The entries below need to be written out exactly, with no pictures included.

· · ·

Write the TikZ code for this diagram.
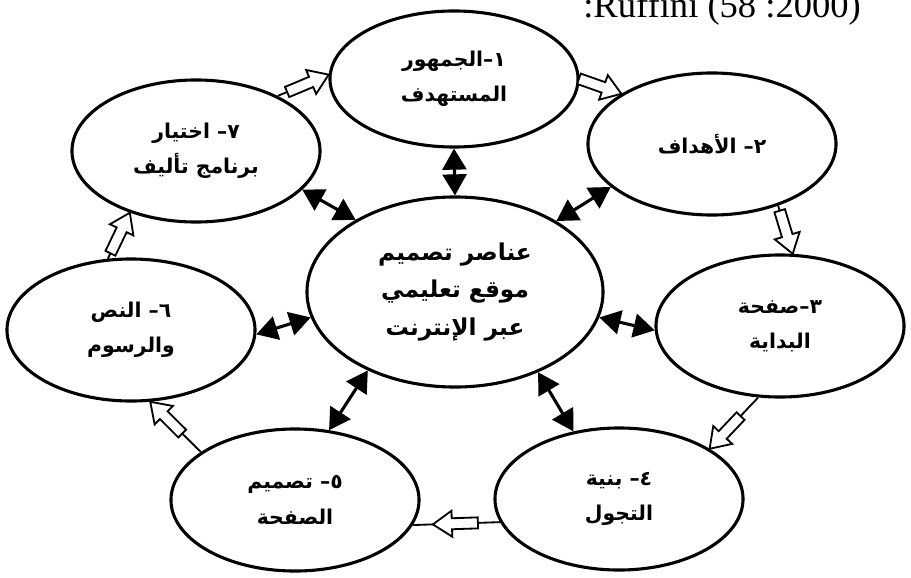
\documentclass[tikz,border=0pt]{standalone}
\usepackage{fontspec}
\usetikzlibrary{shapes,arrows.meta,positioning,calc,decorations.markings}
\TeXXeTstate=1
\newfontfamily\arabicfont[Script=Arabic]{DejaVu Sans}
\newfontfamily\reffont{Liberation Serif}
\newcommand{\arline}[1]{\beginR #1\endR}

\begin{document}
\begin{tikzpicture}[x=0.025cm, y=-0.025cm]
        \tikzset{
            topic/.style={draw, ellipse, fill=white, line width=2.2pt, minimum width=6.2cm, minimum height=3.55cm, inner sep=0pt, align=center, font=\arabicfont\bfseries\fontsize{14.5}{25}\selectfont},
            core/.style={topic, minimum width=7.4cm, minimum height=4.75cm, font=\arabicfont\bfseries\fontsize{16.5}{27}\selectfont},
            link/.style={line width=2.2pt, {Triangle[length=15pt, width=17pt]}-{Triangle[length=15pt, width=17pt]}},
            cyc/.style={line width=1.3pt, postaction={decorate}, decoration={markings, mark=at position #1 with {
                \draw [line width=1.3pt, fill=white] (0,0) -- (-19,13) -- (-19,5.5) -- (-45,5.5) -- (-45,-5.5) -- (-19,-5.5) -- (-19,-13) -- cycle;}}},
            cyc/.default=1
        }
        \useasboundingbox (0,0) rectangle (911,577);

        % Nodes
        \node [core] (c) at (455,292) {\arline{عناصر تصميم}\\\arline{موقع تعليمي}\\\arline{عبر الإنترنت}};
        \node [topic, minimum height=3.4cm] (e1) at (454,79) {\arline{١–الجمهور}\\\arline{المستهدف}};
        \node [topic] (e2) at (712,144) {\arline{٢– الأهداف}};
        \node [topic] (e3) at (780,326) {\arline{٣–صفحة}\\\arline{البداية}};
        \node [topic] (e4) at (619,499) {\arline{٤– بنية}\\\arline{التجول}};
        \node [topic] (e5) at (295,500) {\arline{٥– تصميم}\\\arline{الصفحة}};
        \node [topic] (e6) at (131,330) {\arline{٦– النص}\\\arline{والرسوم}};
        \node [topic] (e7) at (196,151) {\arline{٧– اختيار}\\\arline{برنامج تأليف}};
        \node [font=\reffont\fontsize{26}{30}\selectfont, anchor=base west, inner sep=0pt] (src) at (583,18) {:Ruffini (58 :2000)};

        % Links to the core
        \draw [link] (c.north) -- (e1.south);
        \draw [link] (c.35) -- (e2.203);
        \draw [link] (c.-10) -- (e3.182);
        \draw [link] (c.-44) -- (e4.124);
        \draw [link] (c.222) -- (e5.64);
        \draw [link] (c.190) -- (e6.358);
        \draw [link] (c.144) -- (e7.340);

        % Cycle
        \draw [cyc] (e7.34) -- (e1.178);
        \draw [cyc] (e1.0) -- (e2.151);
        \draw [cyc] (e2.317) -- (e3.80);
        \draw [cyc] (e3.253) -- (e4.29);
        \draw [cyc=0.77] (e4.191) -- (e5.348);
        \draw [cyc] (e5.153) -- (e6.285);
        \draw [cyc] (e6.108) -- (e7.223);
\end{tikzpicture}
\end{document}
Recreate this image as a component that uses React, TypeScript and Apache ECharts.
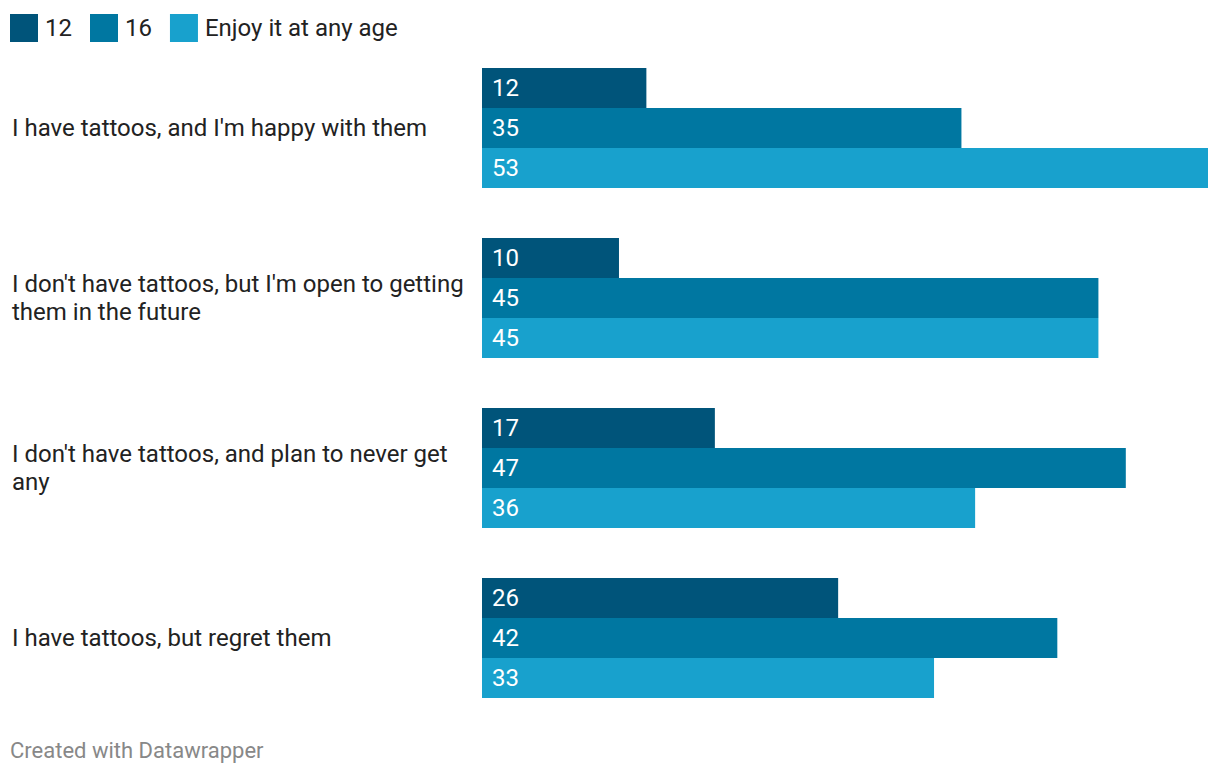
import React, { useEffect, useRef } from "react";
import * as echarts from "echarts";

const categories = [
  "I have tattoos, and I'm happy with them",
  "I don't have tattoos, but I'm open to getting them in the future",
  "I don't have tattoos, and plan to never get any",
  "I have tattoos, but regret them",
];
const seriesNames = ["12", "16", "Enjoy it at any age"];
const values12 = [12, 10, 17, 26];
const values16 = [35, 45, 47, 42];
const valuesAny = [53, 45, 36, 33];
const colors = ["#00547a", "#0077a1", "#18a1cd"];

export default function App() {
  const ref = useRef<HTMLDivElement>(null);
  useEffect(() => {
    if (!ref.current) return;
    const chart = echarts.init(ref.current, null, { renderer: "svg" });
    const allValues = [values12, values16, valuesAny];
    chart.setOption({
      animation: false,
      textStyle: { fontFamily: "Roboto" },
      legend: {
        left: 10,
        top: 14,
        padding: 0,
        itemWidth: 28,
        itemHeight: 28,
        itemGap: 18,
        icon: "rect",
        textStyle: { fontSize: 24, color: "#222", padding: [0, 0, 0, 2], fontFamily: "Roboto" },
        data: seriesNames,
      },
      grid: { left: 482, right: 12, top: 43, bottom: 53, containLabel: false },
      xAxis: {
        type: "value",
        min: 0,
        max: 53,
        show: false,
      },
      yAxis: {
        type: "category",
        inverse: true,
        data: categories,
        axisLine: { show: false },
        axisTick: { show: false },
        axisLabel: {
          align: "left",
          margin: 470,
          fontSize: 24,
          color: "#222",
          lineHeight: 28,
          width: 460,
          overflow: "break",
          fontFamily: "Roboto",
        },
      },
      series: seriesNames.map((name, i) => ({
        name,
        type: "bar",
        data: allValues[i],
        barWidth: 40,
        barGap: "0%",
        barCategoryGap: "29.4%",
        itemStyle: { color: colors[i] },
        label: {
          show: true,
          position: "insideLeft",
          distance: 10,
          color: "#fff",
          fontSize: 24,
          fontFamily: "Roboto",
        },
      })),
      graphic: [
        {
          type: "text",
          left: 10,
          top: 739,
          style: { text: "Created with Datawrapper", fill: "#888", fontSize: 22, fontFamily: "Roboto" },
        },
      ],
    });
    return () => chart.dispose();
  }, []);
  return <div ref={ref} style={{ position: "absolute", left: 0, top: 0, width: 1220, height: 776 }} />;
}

· · ·

» **Response for this exercise**
Write the TikZ code for this diagram.
\documentclass[tikz,border=0pt]{standalone}
\usepackage{fontspec}
\usetikzlibrary{shapes,arrows.meta,positioning,calc,decorations.markings}
\TeXXeTstate=1
\newfontfamily\arabicfont[Script=Arabic]{DejaVu Sans}
\newfontfamily\reffont{Liberation Serif}
\newcommand{\arline}[1]{\beginR #1\endR}

\begin{document}
\begin{tikzpicture}[x=0.025cm, y=-0.025cm]
        \tikzset{
            topic/.style={draw, ellipse, fill=white, line width=2.2pt, minimum width=6.2cm, minimum height=3.55cm, inner sep=0pt, align=center, font=\arabicfont\bfseries\fontsize{14.5}{25}\selectfont},
            core/.style={topic, minimum width=7.4cm, minimum height=4.75cm, font=\arabicfont\bfseries\fontsize{16.5}{27}\selectfont},
            link/.style={line width=2.2pt, {Triangle[length=15pt, width=17pt]}-{Triangle[length=15pt, width=17pt]}},
            cyc/.style={line width=1.3pt, postaction={decorate}, decoration={markings, mark=at position #1 with {
                \draw [line width=1.3pt, fill=white] (0,0) -- (-19,13) -- (-19,5.5) -- (-45,5.5) -- (-45,-5.5) -- (-19,-5.5) -- (-19,-13) -- cycle;}}},
            cyc/.default=1
        }
        \useasboundingbox (0,0) rectangle (911,577);

        % Nodes
        \node [core] (c) at (455,292) {\arline{عناصر تصميم}\\\arline{موقع تعليمي}\\\arline{عبر الإنترنت}};
        \node [topic, minimum height=3.4cm] (e1) at (454,79) {\arline{١–الجمهور}\\\arline{المستهدف}};
        \node [topic] (e2) at (712,144) {\arline{٢– الأهداف}};
        \node [topic] (e3) at (780,326) {\arline{٣–صفحة}\\\arline{البداية}};
        \node [topic] (e4) at (619,499) {\arline{٤– بنية}\\\arline{التجول}};
        \node [topic] (e5) at (295,500) {\arline{٥– تصميم}\\\arline{الصفحة}};
        \node [topic] (e6) at (131,330) {\arline{٦– النص}\\\arline{والرسوم}};
        \node [topic] (e7) at (196,151) {\arline{٧– اختيار}\\\arline{برنامج تأليف}};
        \node [font=\reffont\fontsize{26}{30}\selectfont, anchor=base west, inner sep=0pt] (src) at (583,18) {:Ruffini (58 :2000)};

        % Links to the core
        \draw [link] (c.north) -- (e1.south);
        \draw [link] (c.35) -- (e2.203);
        \draw [link] (c.-10) -- (e3.182);
        \draw [link] (c.-44) -- (e4.124);
        \draw [link] (c.222) -- (e5.64);
        \draw [link] (c.190) -- (e6.358);
        \draw [link] (c.144) -- (e7.340);

        % Cycle
        \draw [cyc] (e7.34) -- (e1.178);
        \draw [cyc] (e1.0) -- (e2.151);
        \draw [cyc] (e2.317) -- (e3.80);
        \draw [cyc] (e3.253) -- (e4.29);
        \draw [cyc=0.77] (e4.191) -- (e5.348);
        \draw [cyc] (e5.153) -- (e6.285);
        \draw [cyc] (e6.108) -- (e7.223);
\end{tikzpicture}
\end{document}
Recreate this image as a component that uses React, TypeScript and Apache ECharts.
import React, { useEffect, useRef } from "react";
import * as echarts from "echarts";

const categories = [
  "I have tattoos, and I'm happy with them",
  "I don't have tattoos, but I'm open to getting them in the future",
  "I don't have tattoos, and plan to never get any",
  "I have tattoos, but regret them",
];
const seriesNames = ["12", "16", "Enjoy it at any age"];
const values12 = [12, 10, 17, 26];
const values16 = [35, 45, 47, 42];
const valuesAny = [53, 45, 36, 33];
const colors = ["#00547a", "#0077a1", "#18a1cd"];

export default function App() {
  const ref = useRef<HTMLDivElement>(null);
  useEffect(() => {
    if (!ref.current) return;
    const chart = echarts.init(ref.current, null, { renderer: "svg" });
    const allValues = [values12, values16, valuesAny];
    chart.setOption({
      animation: false,
      textStyle: { fontFamily: "Roboto" },
      legend: {
        left: 10,
        top: 14,
        padding: 0,
        itemWidth: 28,
        itemHeight: 28,
        itemGap: 18,
        icon: "rect",
        textStyle: { fontSize: 24, color: "#222", padding: [0, 0, 0, 2], fontFamily: "Roboto" },
        data: seriesNames,
      },
      grid: { left: 482, right: 12, top: 43, bottom: 53, containLabel: false },
      xAxis: {
        type: "value",
        min: 0,
        max: 53,
        show: false,
      },
      yAxis: {
        type: "category",
        inverse: true,
        data: categories,
        axisLine: { show: false },
        axisTick: { show: false },
        axisLabel: {
          align: "left",
          margin: 470,
          fontSize: 24,
          color: "#222",
          lineHeight: 28,
          width: 460,
          overflow: "break",
          fontFamily: "Roboto",
        },
      },
      series: seriesNames.map((name, i) => ({
        name,
        type: "bar",
        data: allValues[i],
        barWidth: 40,
        barGap: "0%",
        barCategoryGap: "29.4%",
        itemStyle: { color: colors[i] },
        label: {
          show: true,
          position: "insideLeft",
          distance: 10,
          color: "#fff",
          fontSize: 24,
          fontFamily: "Roboto",
        },
      })),
      graphic: [
        {
          type: "text",
          left: 10,
          top: 739,
          style: { text: "Created with Datawrapper", fill: "#888", fontSize: 22, fontFamily: "Roboto" },
        },
      ],
    });
    return () => chart.dispose();
  }, []);
  return <div ref={ref} style={{ position: "absolute", left: 0, top: 0, width: 1220, height: 776 }} />;
}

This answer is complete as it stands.